Every time I drive my car I observe the driver/pedestrian interactions described above, all of it every time I travel.
I see a goodly percentage of drivers distracted by cell phones and also pedestrians staring into them too.
I ride my bicycle 15 to 30 miles every day and at the slower speeds and taking the role of pedestrian I get a chance to make more observations in greater detail. Yesterday I encountered 2 different bicyclists holding their cell phones in one hand and staring into them while riding.
I have a cell phone, but put it away when I walk, ride or drive.
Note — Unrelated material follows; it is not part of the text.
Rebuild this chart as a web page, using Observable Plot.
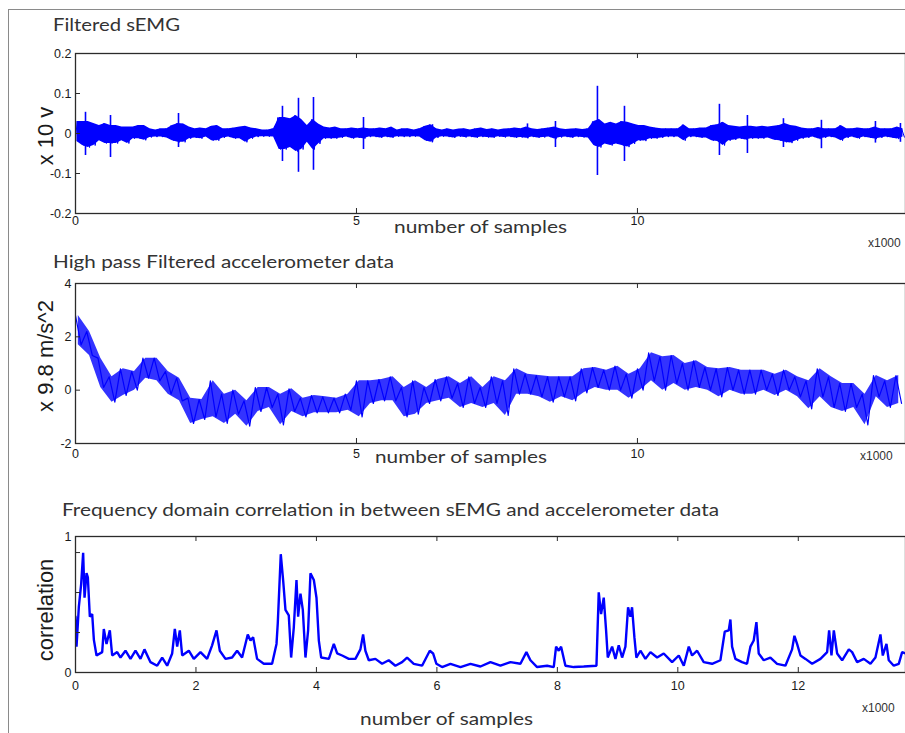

I often leave it home and sometimes misplace it for hours or days.
Some people can’t leave their cell phones home or even put them away for a while. I see them drive with them, ride with them, walk with them, shop with them … It’s nuts! I call these people Cell-Zombies or Cell-Droids.
They speak loudly and I often have to listen to conversations I don’t care to hear. They try and park their cars while holding a phone, get out with it, shop with it, drive away with it, while talking all the time… sick.
Too many drivers are hurrying and too many people are not taking driving seriously and too many people are being injured and being killed.
Looong before cell phones I grew up in a house that one corded phone on the kitchen wall, used occasionally. When my older sister became a teen-ager my parents installed a Princess phone in her bedroom. We all made plans for days, weeks, whatever, and weren’t addicted to phones.
Today, kids are growing up with cell phones and are becoming addicted to them for everything. Most planning is a thing of the past. Instant connectivity and instant gratification has replaced it. Some parents are even sending elementary age kids to school with phones.
I am thankful I grew up without a portable phone.
I am thankful I can leave my phone at home or put it down and walk, ride, and drive without killing somebody or being killed.